"""

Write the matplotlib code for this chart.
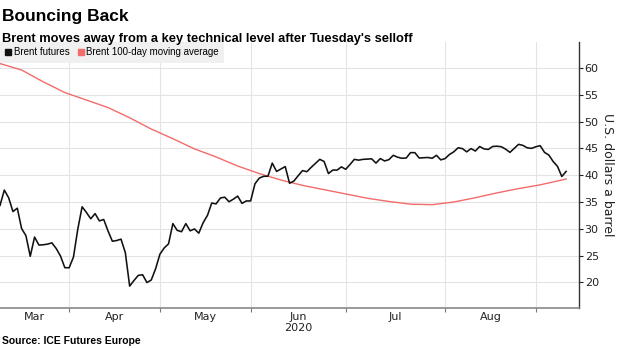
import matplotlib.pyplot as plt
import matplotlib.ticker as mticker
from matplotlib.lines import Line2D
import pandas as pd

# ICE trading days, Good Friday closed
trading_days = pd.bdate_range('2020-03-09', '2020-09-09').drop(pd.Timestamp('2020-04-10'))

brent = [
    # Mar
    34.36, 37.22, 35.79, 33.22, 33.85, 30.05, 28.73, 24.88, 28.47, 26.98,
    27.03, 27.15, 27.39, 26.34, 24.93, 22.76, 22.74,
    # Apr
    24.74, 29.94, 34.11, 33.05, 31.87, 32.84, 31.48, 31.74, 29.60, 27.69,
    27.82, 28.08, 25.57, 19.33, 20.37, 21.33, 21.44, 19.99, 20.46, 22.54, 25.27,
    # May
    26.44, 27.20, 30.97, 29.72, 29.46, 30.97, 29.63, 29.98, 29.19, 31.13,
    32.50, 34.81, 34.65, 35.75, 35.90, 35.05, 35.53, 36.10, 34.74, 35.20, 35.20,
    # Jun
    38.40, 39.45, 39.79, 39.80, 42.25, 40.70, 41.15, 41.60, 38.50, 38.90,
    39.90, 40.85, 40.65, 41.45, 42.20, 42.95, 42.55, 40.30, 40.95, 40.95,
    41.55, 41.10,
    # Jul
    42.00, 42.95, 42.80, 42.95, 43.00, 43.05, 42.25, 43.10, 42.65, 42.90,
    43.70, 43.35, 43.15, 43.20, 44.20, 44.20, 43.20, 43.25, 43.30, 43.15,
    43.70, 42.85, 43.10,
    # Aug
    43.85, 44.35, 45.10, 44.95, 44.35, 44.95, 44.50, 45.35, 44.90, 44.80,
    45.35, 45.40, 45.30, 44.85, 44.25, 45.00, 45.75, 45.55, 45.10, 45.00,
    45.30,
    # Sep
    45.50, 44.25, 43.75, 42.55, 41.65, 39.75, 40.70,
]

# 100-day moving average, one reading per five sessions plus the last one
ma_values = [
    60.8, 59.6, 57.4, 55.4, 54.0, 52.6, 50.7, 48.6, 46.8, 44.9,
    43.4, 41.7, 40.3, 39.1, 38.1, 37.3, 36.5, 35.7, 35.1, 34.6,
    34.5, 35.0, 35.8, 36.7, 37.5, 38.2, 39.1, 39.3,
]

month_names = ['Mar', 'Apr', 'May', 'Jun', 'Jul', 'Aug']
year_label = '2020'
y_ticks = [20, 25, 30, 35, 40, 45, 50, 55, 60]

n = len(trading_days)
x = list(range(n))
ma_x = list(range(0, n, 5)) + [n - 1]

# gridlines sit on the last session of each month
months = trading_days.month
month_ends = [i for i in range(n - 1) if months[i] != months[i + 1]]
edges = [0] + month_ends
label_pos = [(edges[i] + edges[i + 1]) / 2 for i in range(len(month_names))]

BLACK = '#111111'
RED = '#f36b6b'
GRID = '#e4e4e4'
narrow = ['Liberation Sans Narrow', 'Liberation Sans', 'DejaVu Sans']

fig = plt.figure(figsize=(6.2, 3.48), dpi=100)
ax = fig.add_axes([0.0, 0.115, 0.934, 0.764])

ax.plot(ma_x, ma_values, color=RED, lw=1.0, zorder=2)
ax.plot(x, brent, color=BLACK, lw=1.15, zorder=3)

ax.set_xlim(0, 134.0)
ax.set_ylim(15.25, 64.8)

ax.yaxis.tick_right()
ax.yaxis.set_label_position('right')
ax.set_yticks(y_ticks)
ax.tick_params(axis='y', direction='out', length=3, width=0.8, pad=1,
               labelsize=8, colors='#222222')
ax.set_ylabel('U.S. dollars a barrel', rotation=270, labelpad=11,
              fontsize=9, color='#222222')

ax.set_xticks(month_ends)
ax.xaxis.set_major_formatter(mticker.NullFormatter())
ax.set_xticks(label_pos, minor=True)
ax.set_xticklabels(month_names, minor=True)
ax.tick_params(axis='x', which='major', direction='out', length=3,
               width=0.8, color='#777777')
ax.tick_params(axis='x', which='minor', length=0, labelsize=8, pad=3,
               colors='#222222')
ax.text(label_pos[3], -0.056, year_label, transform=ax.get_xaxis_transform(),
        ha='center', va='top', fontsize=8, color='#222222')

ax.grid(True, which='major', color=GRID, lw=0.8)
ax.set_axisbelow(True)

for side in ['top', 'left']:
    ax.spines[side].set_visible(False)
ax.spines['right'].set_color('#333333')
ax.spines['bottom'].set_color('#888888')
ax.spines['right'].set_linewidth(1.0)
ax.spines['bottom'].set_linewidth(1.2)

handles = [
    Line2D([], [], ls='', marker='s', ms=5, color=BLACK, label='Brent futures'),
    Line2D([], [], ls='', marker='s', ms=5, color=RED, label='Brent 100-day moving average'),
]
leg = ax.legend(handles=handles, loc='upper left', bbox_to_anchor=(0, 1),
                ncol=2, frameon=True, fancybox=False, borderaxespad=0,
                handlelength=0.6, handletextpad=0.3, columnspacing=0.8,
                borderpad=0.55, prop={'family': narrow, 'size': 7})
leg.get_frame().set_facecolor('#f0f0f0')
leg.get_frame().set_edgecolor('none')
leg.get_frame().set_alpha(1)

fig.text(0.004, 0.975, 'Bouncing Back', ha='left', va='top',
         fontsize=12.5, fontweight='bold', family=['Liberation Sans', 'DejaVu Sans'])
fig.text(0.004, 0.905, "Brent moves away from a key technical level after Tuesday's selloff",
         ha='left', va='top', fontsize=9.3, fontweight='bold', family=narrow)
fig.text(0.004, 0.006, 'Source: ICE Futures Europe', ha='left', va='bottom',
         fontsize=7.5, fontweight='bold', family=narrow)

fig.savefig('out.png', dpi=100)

"""

• PROBLEM: Transcribe the material as is, with images omitted.

• RESULT:
Write the matplotlib code for this chart.
import matplotlib.pyplot as plt
import matplotlib.ticker as mticker
from matplotlib.lines import Line2D
import pandas as pd

# ICE trading days, Good Friday closed
trading_days = pd.bdate_range('2020-03-09', '2020-09-09').drop(pd.Timestamp('2020-04-10'))

brent = [
    # Mar
    34.36, 37.22, 35.79, 33.22, 33.85, 30.05, 28.73, 24.88, 28.47, 26.98,
    27.03, 27.15, 27.39, 26.34, 24.93, 22.76, 22.74,
    # Apr
    24.74, 29.94, 34.11, 33.05, 31.87, 32.84, 31.48, 31.74, 29.60, 27.69,
    27.82, 28.08, 25.57, 19.33, 20.37, 21.33, 21.44, 19.99, 20.46, 22.54, 25.27,
    # May
    26.44, 27.20, 30.97, 29.72, 29.46, 30.97, 29.63, 29.98, 29.19, 31.13,
    32.50, 34.81, 34.65, 35.75, 35.90, 35.05, 35.53, 36.10, 34.74, 35.20, 35.20,
    # Jun
    38.40, 39.45, 39.79, 39.80, 42.25, 40.70, 41.15, 41.60, 38.50, 38.90,
    39.90, 40.85, 40.65, 41.45, 42.20, 42.95, 42.55, 40.30, 40.95, 40.95,
    41.55, 41.10,
    # Jul
    42.00, 42.95, 42.80, 42.95, 43.00, 43.05, 42.25, 43.10, 42.65, 42.90,
    43.70, 43.35, 43.15, 43.20, 44.20, 44.20, 43.20, 43.25, 43.30, 43.15,
    43.70, 42.85, 43.10,
    # Aug
    43.85, 44.35, 45.10, 44.95, 44.35, 44.95, 44.50, 45.35, 44.90, 44.80,
    45.35, 45.40, 45.30, 44.85, 44.25, 45.00, 45.75, 45.55, 45.10, 45.00,
    45.30,
    # Sep
    45.50, 44.25, 43.75, 42.55, 41.65, 39.75, 40.70,
]

# 100-day moving average, one reading per five sessions plus the last one
ma_values = [
    60.8, 59.6, 57.4, 55.4, 54.0, 52.6, 50.7, 48.6, 46.8, 44.9,
    43.4, 41.7, 40.3, 39.1, 38.1, 37.3, 36.5, 35.7, 35.1, 34.6,
    34.5, 35.0, 35.8, 36.7, 37.5, 38.2, 39.1, 39.3,
]

month_names = ['Mar', 'Apr', 'May', 'Jun', 'Jul', 'Aug']
year_label = '2020'
y_ticks = [20, 25, 30, 35, 40, 45, 50, 55, 60]

n = len(trading_days)
x = list(range(n))
ma_x = list(range(0, n, 5)) + [n - 1]

# gridlines sit on the last session of each month
months = trading_days.month
month_ends = [i for i in range(n - 1) if months[i] != months[i + 1]]
edges = [0] + month_ends
label_pos = [(edges[i] + edges[i + 1]) / 2 for i in range(len(month_names))]

BLACK = '#111111'
RED = '#f36b6b'
GRID = '#e4e4e4'
narrow = ['Liberation Sans Narrow', 'Liberation Sans', 'DejaVu Sans']

fig = plt.figure(figsize=(6.2, 3.48), dpi=100)
ax = fig.add_axes([0.0, 0.115, 0.934, 0.764])

ax.plot(ma_x, ma_values, color=RED, lw=1.0, zorder=2)
ax.plot(x, brent, color=BLACK, lw=1.15, zorder=3)

ax.set_xlim(0, 134.0)
ax.set_ylim(15.25, 64.8)

ax.yaxis.tick_right()
ax.yaxis.set_label_position('right')
ax.set_yticks(y_ticks)
ax.tick_params(axis='y', direction='out', length=3, width=0.8, pad=1,
               labelsize=8, colors='#222222')
ax.set_ylabel('U.S. dollars a barrel', rotation=270, labelpad=11,
              fontsize=9, color='#222222')

ax.set_xticks(month_ends)
ax.xaxis.set_major_formatter(mticker.NullFormatter())
ax.set_xticks(label_pos, minor=True)
ax.set_xticklabels(month_names, minor=True)
ax.tick_params(axis='x', which='major', direction='out', length=3,
               width=0.8, color='#777777')
ax.tick_params(axis='x', which='minor', length=0, labelsize=8, pad=3,
               colors='#222222')
ax.text(label_pos[3], -0.056, year_label, transform=ax.get_xaxis_transform(),
        ha='center', va='top', fontsize=8, color='#222222')

ax.grid(True, which='major', color=GRID, lw=0.8)
ax.set_axisbelow(True)

for side in ['top', 'left']:
    ax.spines[side].set_visible(False)
ax.spines['right'].set_color('#333333')
ax.spines['bottom'].set_color('#888888')
ax.spines['right'].set_linewidth(1.0)
ax.spines['bottom'].set_linewidth(1.2)

handles = [
    Line2D([], [], ls='', marker='s', ms=5, color=BLACK, label='Brent futures'),
    Line2D([], [], ls='', marker='s', ms=5, color=RED, label='Brent 100-day moving average'),
]
leg = ax.legend(handles=handles, loc='upper left', bbox_to_anchor=(0, 1),
                ncol=2, frameon=True, fancybox=False, borderaxespad=0,
                handlelength=0.6, handletextpad=0.3, columnspacing=0.8,
                borderpad=0.55, prop={'family': narrow, 'size': 7})
leg.get_frame().set_facecolor('#f0f0f0')
leg.get_frame().set_edgecolor('none')
leg.get_frame().set_alpha(1)

fig.text(0.004, 0.975, 'Bouncing Back', ha='left', va='top',
         fontsize=12.5, fontweight='bold', family=['Liberation Sans', 'DejaVu Sans'])
fig.text(0.004, 0.905, "Brent moves away from a key technical level after Tuesday's selloff",
         ha='left', va='top', fontsize=9.3, fontweight='bold', family=narrow)
fig.text(0.004, 0.006, 'Source: ICE Futures Europe', ha='left', va='bottom',
         fontsize=7.5, fontweight='bold', family=narrow)

fig.savefig('out.png', dpi=100)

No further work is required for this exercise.